Series: Police Perspectives
New blog series explores importance of police/community trust
Across the country, people of all races and ethnicities are talking about police-community relations in the wake of high profile law enforcement encounters that resulted in the deaths of Eric Garner in Staten Island, Michael Brown in Ferguson, Missouri, and Tamir Rice in Cleveland, as well as the murders of two New York City police officers in Brooklyn. We recently participated in a town hall meeting on police and community relations organized by the New York Public Library in Staten Island, not far from where Eric Garner lived and eventually died. This meeting reinforced the need for more dialogue between police and community members. Participants expressed a desire to engage with police personnel in a thoughtful and open manner, and hear their perspectives on how to effectively cultivate and sustain trust with diverse parts of the community.
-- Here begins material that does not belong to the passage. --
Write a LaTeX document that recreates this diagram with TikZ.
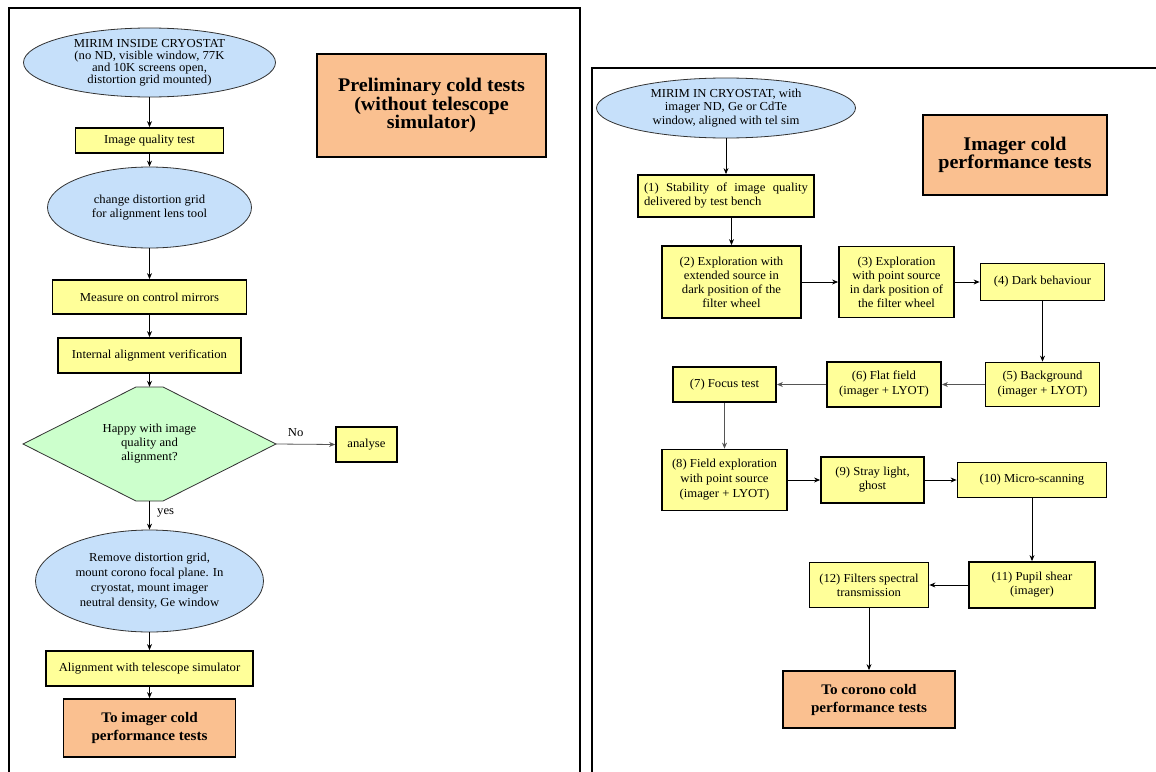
\documentclass[tikz,border=0pt]{standalone}
\usepackage{fontspec}
\setmainfont{Liberation Serif}[FakeStretch=1.04]
\usetikzlibrary{shapes.geometric,arrows.meta}
\definecolor{ellblue}{RGB}{198,224,250}
\definecolor{boxyellow}{RGB}{255,255,153}
\definecolor{orangebox}{RGB}{250,192,144}
\definecolor{diagreen}{RGB}{204,255,204}
\definecolor{edgegray}{RGB}{50,50,50}
\definecolor{arrgray}{RGB}{85,85,85}
\begin{document}
\begin{tikzpicture}[x=1pt,y=-1pt,
  every node/.style={font=\fontsize{12.2}{14}\selectfont},
  wh/.style 2 args={minimum width=#1pt,minimum height=#2pt},
  ell/.style={ellipse,draw=edgegray,line width=0.8pt,fill=ellblue,inner sep=0pt,align=center},
  ybox/.style={rectangle,draw=black,line width=1.8pt,fill=boxyellow,inner sep=2pt,align=center},
  obox/.style={rectangle,draw=black,line width=1.8pt,fill=orangebox,inner sep=2pt,align=center},
  titlefont/.style={font=\fontsize{19.3}{18.5}\selectfont\bfseries},
  tofont/.style={font=\fontsize{14.6}{18}\selectfont\bfseries},
  arr/.style={-{Stealth[length=6pt,width=5pt]},line width=0.8pt,draw=black},
  garr/.style={arr,draw=arrgray},
  frameline/.style={line width=2.2pt,draw=black},
]
\useasboundingbox (0,0) rectangle (1156,771);
\clip (0,0) rectangle (1156,771);
\fill[white] (0,0) rectangle (1156,771);

% frames
\draw[frameline] (9,800) -- (9,8) -- (580,8) -- (580,800);
\draw[frameline] (592,800) -- (592,68) -- (1180,68);

% ---------------- left panel ----------------
\node[ell, wh={252}{69}, font=\fontsize{12.2}{12}\selectfont] (e1) at (149.5,62.5)
  {MIRIM INSIDE CRYOSTAT\\(no ND, visible window, 77K\\and 10K screens open,\\distortion grid mounted)};
\node[ybox, wh={148}{25}] (iq) at (149.5,140.5) {Image quality test};
\node[ell, wh={204}{81}] (e2) at (149.5,207.5) {change distortion grid\\for alignment lens tool};
\node[obox, wh={229}{103}, titlefont] (t1) at (431.5,105.5) {Preliminary cold tests\\(without telescope\\simulator)};
\node[ybox, wh={194}{34}] (ms) at (149.5,297) {Measure on control mirrors};
\node[ybox, wh={183}{35}] (ia) at (149.5,355.5) {Internal alignment verification};

\fill[diagreen,draw=edgegray,line width=0.8pt]
  (23,444) -- (136,387) -- (163,387) -- (276,444) -- (163,501) -- (136,501) -- cycle;
\node[wh={253}{114}, align=center] (dia) at (149.5,444) {Happy with image\\quality and\\alignment?};
\node[ybox, wh={61}{35}] (an) at (366.5,444.5) {analyse};

\node[ell, wh={228}{102}, font=\fontsize{12.2}{15}\selectfont] (e3) at (149.5,581)
  {Remove distortion grid,\\mount corono focal plane. In\\cryostat, mount imager\\neutral density, Ge window};
\node[ybox, wh={207}{35}] (al) at (149.5,668.5) {Alignment with telescope simulator};
\node[obox, wh={172}{58}, tofont] (ti) at (149.5,728) {To imager cold\\performance tests};

\draw[arr] (e1.south) -- (iq.north);
\draw[arr] (iq.south) -- (e2.north);
\draw[arr] (e2.south) -- (ms.north);
\draw[arr] (ms.south) -- (ia.north);
\draw[arr] (ia.south) -- (dia.north);
\draw[garr] (dia.east) -- node[pos=0.33, above=4pt] {No} (an.west);
\draw[arr] (dia.south) -- node[pos=0.4, right=4pt] {yes} (e3.north);
\draw[arr] (e3.south) -- (al.north);
\draw[arr] (al.south) -- (ti.north);

% ---------------- right panel ----------------
\node[ell, wh={259}{60}, font=\fontsize{12.2}{13.5}\selectfont] (re) at (726,108)
  {MIRIM IN CRYOSTAT, with\\imager ND, Ge or CdTe\\window, aligned with tel sim};
\node[obox, wh={184}{80}, titlefont] (t2) at (1015,155) {Imager cold\\performance tests};
\node[ybox, wh={176}{42}, align=left] (b1) at (726,196)
  {\makebox[164pt][s]{(1) Stability of image quality}\\delivered by test bench};
\node[ybox, wh={139}{72}] (b2) at (731.5,282) {(2) Exploration with\\extended source in\\dark position of the\\filter wheel};
\node[ybox, wh={115}{71}] (b3) at (896.5,282) {(3) Exploration\\with point source\\in dark position of\\the filter wheel};
\node[ybox, wh={124}{37}] (b4) at (1042.5,282) {(4) Dark behaviour};
\node[ybox, wh={114}{44}, font=\fontsize{12.2}{15}\selectfont] (b5) at (1042.5,384.5) {(5) Background\\(imager + LYOT)};
\node[ybox, wh={114}{45}, font=\fontsize{12.2}{15}\selectfont] (b6) at (884,384.5) {(6) Flat field\\(imager + LYOT)};
\node[ybox, wh={103}{35}] (b7) at (724.5,384.5) {(7) Focus test};
\node[ybox, wh={125}{61}, font=\fontsize{12.2}{15}\selectfont] (b8) at (724.5,480) {(8) Field exploration\\with point source\\(imager + LYOT)};
\node[ybox, wh={103}{46}] (b9) at (872.5,480) {(9) Stray light,\\ghost};
\node[ybox, wh={149}{35}] (b10) at (1032,480) {(10) Micro-scanning};
\node[ybox, wh={126}{46}] (b11) at (1032,585) {(11) Pupil shear\\(imager)};
\node[ybox, wh={119}{45}] (b12) at (869,585) {(12) Filters spectral\\transmission};
\node[obox, wh={172}{57}, tofont] (tc) at (869,699.5) {To corono cold\\performance tests};

\draw[arr] (re.south) -- (b1.north);
\draw[arr] (b1.south -| b2.north) -- (b2.north);
\draw[arr] (b2.east) -- (b3.west);
\draw[arr] (b3.east) -- (b4.west);
\draw[arr] (b4.south) -- (b5.north);
\draw[garr] (b5.west) -- (b6.east);
\draw[garr] (b6.west) -- (b7.east);
\draw[garr] (b7.south) -- (b8.north);
\draw[arr] (b8.east) -- (b9.west);
\draw[arr] (b9.east) -- (b10.west);
\draw[arr] (b10.south) -- (b11.north);
\draw[arr] (b11.west) -- (b12.east);
\draw[arr] (b12.south) -- (tc.north);
\end{tikzpicture}
\end{document}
The Department of Justice (DOJ) has created some important opportunities to support these efforts, many of which were launched prior to the events that occurred in Ferguson in the aftermath of Michael Brown’s death. Vera’s Police Connecting with Communities of Color (P3C) project—funded by the DOJ Office of Community Oriented Policing Services—is one such initiative. P3C is a national project to produce a field-informed guidebook that advises law enforcement agencies on how to effectively police and build trust with communities of color. Officers of color are the primary authors and contributors to the guidebook, and its “for police, by police” format is geared toward police operations and quick applications in law enforcement contexts.
As we finalize the P3C guidebook—scheduled to be published later this year—we are eager to share our law enforcement partners’ perspectives through a series of blogs. In the coming weeks, our partners will draw on personal experience to convey their thoughts on how to effectively build trust with communities of color—from developing community partnerships and relying on them after contentious incidents, to understanding and appropriately handling contacts with youth and those impacted by trauma, to police training on implicit bias.
We believe that these perspectives can support community healing and successful police-community collaborations that lead to reductions in violence and improve community members’ quality of life.
The Police Perspectives: Building Community Trust blog series explores the importance of—and provides guidance on how to build and enhance—positive relationships between law enforcement agencies and the diverse communities they serve.